Now we will explore the graph of a composition of functions. Use an online graphing calculator to graph the following functions:

1. $f(x) = x^2+3x-4$
2. $g(x) = \dfrac{1}{x-1}$

Now define a new function:

$h(x) = f(f(x))$

Now zoom in (use the plus sign in the upper right-hand corner of the graph) on the point $(0.23607,-3.236)$, notice that both graphs pass through this point. Continue this pattern for a few more iterations: define a new function that contains another composition of $f(x)$ with itself. For example: $p(x) = f(f(f(x)))$, and so on. Continue to use the zoom as you iterate.

The point $(0.23607,-3.236)$ is called a fixed point of the function $f(x)=x^2+3x-4$. Fixed points are used in mathematical applications such as the page rank algorithm that Google uses to generate internet search results. Read more about fixed points here, and page rank here.

### Example: Interpreting Composite Functions

The function $c\left(s\right)$ gives the number of calories burned completing $s$ sit-ups, and $s\left(t\right)$ gives the number of sit-ups a person can complete in $t$ minutes. Interpret $c\left(s\left(3\right)\right)$.

### Example: Investigating the Order of Function Composition

Suppose $f\left(x\right)$ gives miles that can be driven in $x$ hours and $g\left(y\right)$ gives the gallons of gas used in driving $y$ miles. Which of these expressions is meaningful: $f\left(g\left(y\right)\right)$ or $g\left(f\left(x\right)\right)?$

### Q & A

Are there any situations where $f\left(g\left(y\right)\right)$ and $g\left(f\left(x\right)\right)$ would both be meaningful or useful expressions?

Yes. For many pure mathematical functions, both compositions make sense, even though they usually produce different new functions.
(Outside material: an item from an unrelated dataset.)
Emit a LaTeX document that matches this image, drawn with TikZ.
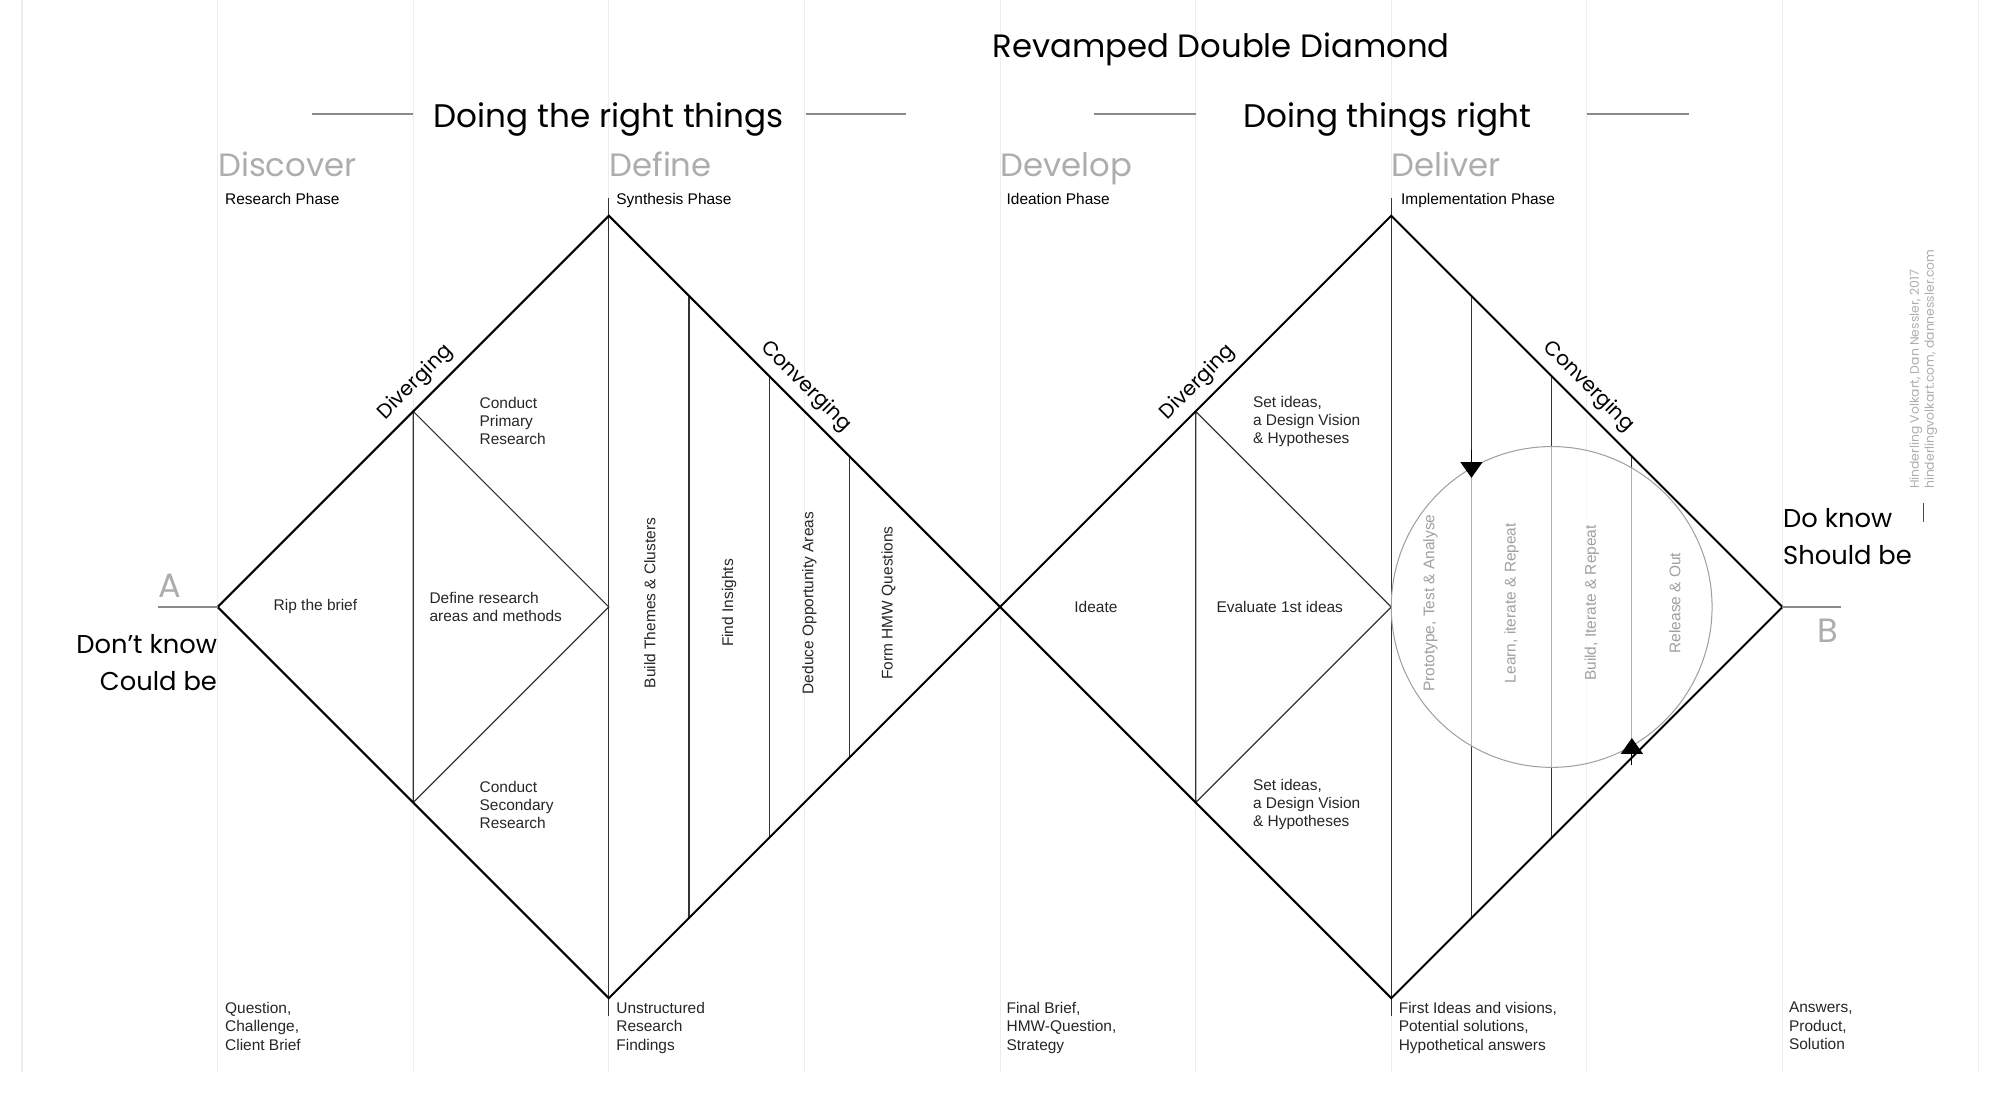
\documentclass[tikz,border=0pt]{standalone}
\usepackage{fontspec}
\setmainfont{Liberation Sans}
\newfontfamily\headfont{Poppins}
\usetikzlibrary{arrows.meta}

\definecolor{gridgrey}{HTML}{EDEDED}
\definecolor{headgrey}{HTML}{ADADAD}
\definecolor{rulegrey}{HTML}{8A8A8A}
\definecolor{loopgrey}{HTML}{A0A0A0}

\begin{document}
\begin{tikzpicture}[x=2cm, y=2cm, >={Triangle[length=4.6pt, width=6.4pt]},
    colline/.style={draw=gridgrey, line width=0.3pt},
    outline/.style={draw=black, line width=0.6pt},
    thinline/.style={draw=black!80, line width=0.35pt},
    headrule/.style={draw=rulegrey, line width=0.55pt},
    title/.style={font=\headfont\fontsize{9.4}{12}\selectfont, anchor=base, inner sep=0},
    half/.style={font=\headfont\fontsize{9.5}{12}\selectfont, anchor=base, inner sep=0},
    phase/.style={font=\headfont\fontsize{9.4}{12}\selectfont, text=headgrey, anchor=base west, inner sep=0},
    sub/.style={font=\fontsize{4.5}{5.4}\selectfont, anchor=base west, inner sep=0},
    lbl/.style={font=\fontsize{4.5}{5.25}\selectfont, align=left, inner sep=0, text=black!85},
    vlbl/.style={lbl, rotate=90},
    clbl/.style={vlbl, text=loopgrey},
    foot/.style={font=\fontsize{4.5}{5.4}\selectfont, align=left, anchor=north west, inner sep=0, text=black!85},
    edgelbl/.style={font=\headfont\fontsize{5.9}{7}\selectfont, sloped, above, inner sep=2.2pt},
    state/.style={font=\headfont\fontsize{7.5}{10.8}\selectfont, inner sep=0},
    letter/.style={font=\headfont\fontsize{9.8}{12}\selectfont, text=headgrey, inner sep=0},
    credit/.style={font=\headfont\fontsize{3.6}{4.4}\selectfont, text=headgrey, align=left, rotate=90, anchor=west, inner sep=0}]

  \useasboundingbox (-0.1125,-2.485) rectangle (10.107,3.103);

  % column lines
  \foreach \i in {0,...,10}
    \draw[colline] (\i,3.103) -- (\i,-2.375);

  \coordinate (A)  at (1,0);
  \coordinate (T1) at (3,2);
  \coordinate (M)  at (5,0);
  \coordinate (B1) at (3,-2);
  \coordinate (T2) at (7,2);
  \coordinate (B)  at (9,0);
  \coordinate (B2) at (7,-2);

  % inner lines
  \draw[thinline] (2,1) -- (2,-1) (2,1) -- (3,0) -- (2,-1);
  \draw[thinline] (6,1) -- (6,-1) (6,1) -- (7,0) -- (6,-1);
  \draw[thinline] (3,2.09) -- (3,-2.09);
  \draw[thinline] (7,2.09) -- (7,-2.09);
  \foreach \x in {3.41,3.82,4.23}
    \draw[thinline] (\x,{5-\x}) -- (\x,{\x-5});
  \foreach \x in {7.41,7.82,8.23}
    \draw[thinline] (\x,{9-\x}) -- (\x,{\x-9});

  % the two diamonds
  \draw[outline] (A) -- (T1) -- (M) -- (B1) -- cycle;
  \draw[outline] (M) -- (T2) -- (B) -- (B2) -- cycle;
  \path (A) -- (T1) node[edgelbl, pos=0.54] {Diverging};
  \path (T1) -- (M) node[edgelbl, pos=0.47] {Converging};
  \path (M) -- (T2) node[edgelbl, pos=0.54] {Diverging};
  \path (T2) -- (B) node[edgelbl, pos=0.47] {Converging};

  % headings
  \node[title] (title) at (6.13,2.81) {Revamped Double Diamond};
  \node[half] (right1) at (3,2.45) {Doing the right things};
  \node[half] (right2) at (6.98,2.45) {Doing things right};
  \draw[headrule] (1.48,2.52) -- (2,2.52) (4.01,2.52) -- (4.52,2.52);
  \draw[headrule] (5.48,2.52) -- (6,2.52) (8,2.52) -- (8.52,2.52);

  \node[phase] (discover) at (1,2.2) {Discover};
  \node[phase] (define)   at (3,2.2) {Define};
  \node[phase] (develop)  at (5,2.2) {Develop};
  \node[phase] (deliver)  at (7,2.2) {Deliver};
  \node[sub] (research)  at (1.035,2.055) {Research Phase};
  \node[sub] (synthesis) at (3.035,2.055) {Synthesis Phase};
  \node[sub] (ideation)  at (5.03,2.055) {Ideation Phase};
  \node[sub] (implement) at (7.047,2.055) {Implementation Phase};

  % first diamond
  \node[lbl] (rip) at (1.5,0) {Rip the brief};
  \node[lbl, anchor=west] (areas) at (2.08,0) {Define research\\areas and methods};
  \node[lbl, anchor=west] (primary) at (2.336,0.95) {Conduct\\Primary\\Research};
  \node[lbl, anchor=west] (secondary) at (2.336,-1.01) {Conduct\\Secondary\\Research};
  \node[vlbl] (themes)   at (3.21,0.02) {Build Themes \& Clusters};
  \node[vlbl] (insights) at (3.615,0.02) {Find Insights};
  \node[vlbl] (deduce)   at (4.025,0.02) {Deduce Opportunity Areas};
  \node[vlbl] (hmw)      at (4.43,0.02) {Form HMW Questions};

  % second diamond
  \node[lbl] (ideate) at (5.49,0) {Ideate};
  \node[lbl] (evaluate) at (6.43,0) {Evaluate 1st ideas};
  \node[lbl, anchor=west] (setup) at (6.29,0.95) {Set ideas,\\a Design Vision\\\& Hypotheses};
  \node[lbl, anchor=west] (setdown) at (6.29,-1.01) {Set ideas,\\a Design Vision\\\& Hypotheses};

  % iteration loop
  \draw[draw=loopgrey, line width=0.3pt, fill=white, fill opacity=0.62] (7.82,0) circle (0.82);
  \node[clbl] (proto)   at (7.2,0.02) {Prototype, Test \& Analyse};
  \node[clbl] (learn)   at (7.615,0.02) {Learn, iterate \& Repeat};
  \node[clbl] (build)   at (8.025,0.02) {Build, Iterate \& Repeat};
  \node[clbl] (release) at (8.45,0.02) {Release \& Out};
  \coordinate (down0) at (7.41,0.8);
  \coordinate (down1) at (7.41,0.66);
  \coordinate (up0) at (8.23,-0.81);
  \coordinate (up1) at (8.23,-0.67);
  \path[->, line width=0.35pt]
        (down0) edge (down1)
        (up0)   edge (up1);

  % start and end
  \coordinate (Aend) at (0.696,0);
  \coordinate (Bend) at (9.3,0);
  \draw[headrule] (Aend) -- (A);
  \draw[headrule] (B) -- (Bend);
  \node[letter, anchor=base west] (a) at (0.696,0.05) {A};
  \node[letter, anchor=base east] (b) at (9.29,-0.18) {B};
  \node[state, align=right, anchor=east] (dontknow) at (1,-0.285) {Don’t know\\Could be};
  \node[state, align=left, anchor=west] (doknow) at (9,0.358) {Do know\\Should be};
  \coordinate (tick0) at (9.72,0.435);
  \coordinate (tick1) at (9.72,0.53);
  \draw[draw=black!70, line width=0.4pt] (tick0) -- (tick1);
  \node[credit] (credits) at (9.72,0.6) {Hinderling Volkart, Dan Nessler, 2017\\hinderlingvolkart.com, dannessler.com};

  % outcomes
  \node[foot] (brief)    at (1.035,-2.015) {Question,\\Challenge,\\Client Brief};
  \node[foot] (findings) at (3.035,-2.015) {Unstructured\\Research\\Findings};
  \node[foot] (strategy) at (5.03,-2.015) {Final Brief,\\HMW-Question,\\Strategy};
  \node[foot] (visions)  at (7.035,-2.015) {First Ideas and visions,\\Potential solutions,\\Hypothetical answers};
  \node[foot] (answers)  at (9.03,-2.015) {Answers,\\Product,\\Solution};
\end{tikzpicture}
\end{document}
In real-world problems, functions whose inputs and outputs have the same units also may give compositions that are meaningful in either order.

### Try It

The gravitational force on a planet a distance $r$ from the sun is given by the function $G\left(r\right)$. The acceleration of a planet subjected to any force $F$ is given by the function $a\left(F\right)$. Form a meaningful composition of these two functions, and explain what it means.